'How could you believe,' asked the Queen with angry eyes, 'that I, who have not spoken to you for eight years, entrusted you with this commission?'

How indeed could he believe it?

He offered to pay for the jewels. The thing might still have been hushed up. The King is blamed, first for publicly arresting Rohan as he did, an enormous scandal; next for handing over the case, for public trial, to the Parlement, the hereditary foes of the Court. Fréteau de Saint-Just, one of the Bar, cried: 'What a triumph for Liberal ideas! A Cardinal a thief! The Queen implicated! Mud on the crosier and the sceptre!'

He had his fill of Liberal ideas, for he was guillotined on June 14, 1794!

Kings and queens are human beings. They like a fair and open trial. Mary Stuart prayed for it in vain, from the Estates of Scotland, and from Elizabeth. Charles I. asked for public trial in vain, from the Estates of Scotland, at the time of the unsolved puzzle of 'The Incident.' Louis XVI. and Marie Antoinette had the publicity they wanted; to their undoing. The Parlement was to acquit Rohan of the theft of the necklace (a charge which Jeanne tried to support by a sub-plot of romantic complexity), and that acquittal was just. But nothing was said of the fatal insult which he had dealt to the Queen. Villette, who had forged the royal name, was merely exiled, left free to publish fatal calumnies abroad, though high treason, as times went, was about the measure of his crime. Gay d'Oliva, whose personation of the Queen also verged on treason, was merely acquitted with a recommendation 'not to do it again.' Pretty, a young mother, and profoundly dissolute, she was the darling of Liberal and sensible hearts.
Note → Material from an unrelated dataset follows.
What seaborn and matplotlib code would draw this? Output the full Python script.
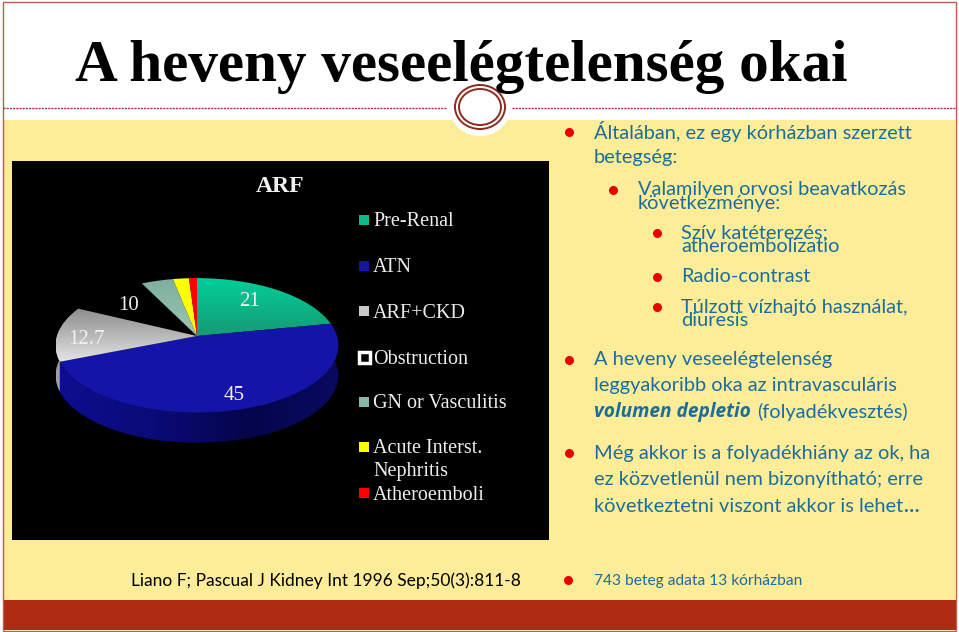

Jeanne de Valois, indeed, was whipped and branded, but Jeanne, in public opinion, was the scapegoat of a cruel princess, and all the mud was thrown on the face of the guiltless Queen. The friends of Rohan were all the clergy, all the many nobles of his illustrious house, all the courtly foes of the Queen (they began by the basest calumnies, the ruin that the people achieved), all the friends of Liberal ideas, who soon, like Fréteau de Saint-Just, had more of Liberalism than they liked.

These were the results which the King obtained by offering to the Cardinal his choice between the royal verdict and that of the public Court of Justice. Rohan said that, if the King would pronounce him innocent, he would prefer to abide by the royal decision. He was innocent of all but being a presumptuous fool; the King might, even now, have recognised the fact. Mud would have been thrown, but not all the poached filth of the streets of Paris. On the other hand, had Louis withheld the case from public trial, we might still be doubtful of the Queen's innocence. Napoleon acknowledged it: 'The Queen was innocent, and to make her innocence the more public, she wished the Parlement to be the judge. The result was that she was taken to be guilty.' Napoleon thought that the King should have taken the case into his own hand. This might have been wisdom for the day, but not for securing the verdict of posterity. The pyramidal documents of the process, still in existence, demonstrate the guilt of the La Mottes and their accomplices at every step, and prove the stainless character of the Queen.

La Motte could not be caught. He had fled to Edinburgh, where he lived with an aged Italian teacher of languages. This worthy man offered to sell him for 10,000l., and a pretty plot was arranged by the French ambassador to drug La Motte, put him on board a collier at South Shields and carry him to France. But the old Italian lost heart, and, after getting 1,000l. out of the French Government in advance, deemed it more prudent to share the money with the Count. Perhaps the Count invented the whole stratagem; it was worthy of the husband and pupil of Jeanne de Valois. That poor lady's cause was lost when Villette and Gay d'Oliva were brought back across the frontier, confessed, and corroborated each other's stories. Yet she made a wonderfully good fight, changing her whole defence into another as plausible and futile, before the very eyes of the Court, and doing her best to ruin Rohan as a thief, and Cagliostro as the forger of the Queen's guarantee. The bold Neapolitan was acquitted, but compelled to leave the country, and attempt England, where the phlegmatic islanders trusted him no more than they trusted Madame Humbert. We expended our main capital of credulity on Titus Oates and Bedloe, and the warming-pan lie—our imaginative innocence being most accessible in the region of religion. The French are more open to the appeal of romance, and to dissolute honesty in the person of Miss Gay d'Oliva, to injured innocence as represented by Jeanne de Valois. That class of rogues suits a gay people, while we are well mated with such a seductive divine as Dr. Oates.